The upcoming trip will mark the seventh shuttle diplomacy mission by the top U.S. diplomat to the hot spot since the U.S.-hosted peace conference in Annapolis in November, when Israeli Prime Minister Ehud Olmert and Palestinian President Mahmoud Abbas resumed the long-stalled peace talks and pledged to reach a comprehensive peace agreement by the end of 2008.
Following is a chronology of Rice’s previous visits to the region since the Annapolis conference:
June 14-16, 2008: Rice meets with Olmert in Jerusalem and with Abbas in Ramallah, and holds two three-way meetings, respectively with the chief negotiators from the two sides, Israeli Foreign Minister Tzipi Livni and former Palestinian Prime Minister Ahmed Qurei, and with Palestinian Prime Minister Salam Fayyad and Israeli Defense Minister Ehud Barak.
The former trio mainly focus on the negotiating process, while the latter on the blockade Israel imposed on the Palestinians. Rice says Israel’s continued settlement activities in the West Bank and east Jerusalem are hindering the peace negotiations.
May 14-16, 2008: Rice accompanies President George W. Bush on a visit to Israel to celebrate the Jewish state’s 60th anniversary.
Bush pledges unbreakable ties with and firm security support for Israel, while merely envisioning that the Palestinians will have the homeland they have long dreamed of. Rice says shortly before the visit that reaching a peace deal within 2008 might be improbable, but is not impossible.

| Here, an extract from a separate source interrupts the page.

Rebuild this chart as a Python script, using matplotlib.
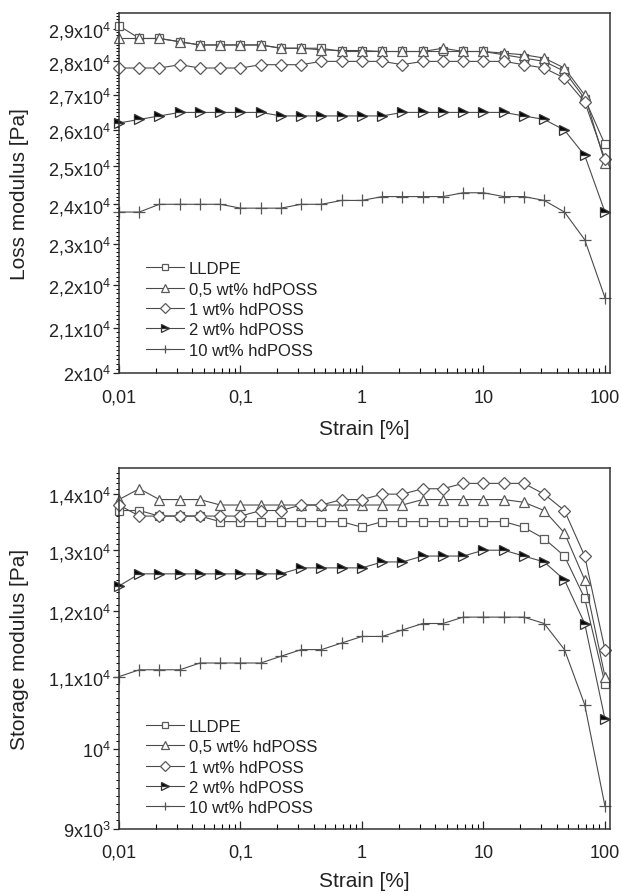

May 3-5, 2008: Rice meets separately with leaders of the two neighbors and holds two three-way meetings as during her June visit. Rice underscores the negative impact of the settlement activities on the peace process and urges Israel to take steps to improve the lives of the Palestinians, while impelling the Palestinian side to take further actions to meet Israel’s security demands.
March 29-31, 2008: Rice meets with Olmert in Jerusalem and with Abbas in Amman, and holds two three-way meetings with Israeli and Palestinian officials.
This visit highlights Rice’s efforts to prod the Israeli side to facilitate the daily lives of the Palestinians. The Jewish state pledges to remove some 50 roadblocks in the West Bank, transfer 25 armored vehicles to the Palestinian National Authority(PNA) security forces, ease the movement restrictions on senior Palestinian officials, and hand over Jenin city to PNA forces.
Abbas agrees to meet with Olmert on April 7, their first tete-a-tete since Abbas suspended the biweekly meetings with Olmert at the beginning of March in protest against a week-long Israeli strike on the Hamas-ruled Gaza Strip that left more than 120 people killed and around 400 wounded.
March 4-5, 2008: Rice meets with Olmert, Barak and Livni in Jerusalem and with Abbas, Qurei and another Palestinian chief negotiator Saeb Erekat in Ramallah. The two sides promise to resume the peace negotiations, which was halted following deadly Israeli operations in the Gaza Strip.
Jan. 9-11, 2008: Rice accompanies Bush on his visit to Israel and the Palestinian territories. During the first tour to the area since he took office in 2000, Bush calls for an end to Israel’s “occupation” of the West Bank, and urges both sides to make painful political concessions in order to secure a peace treaty before he leaves office in January 2009.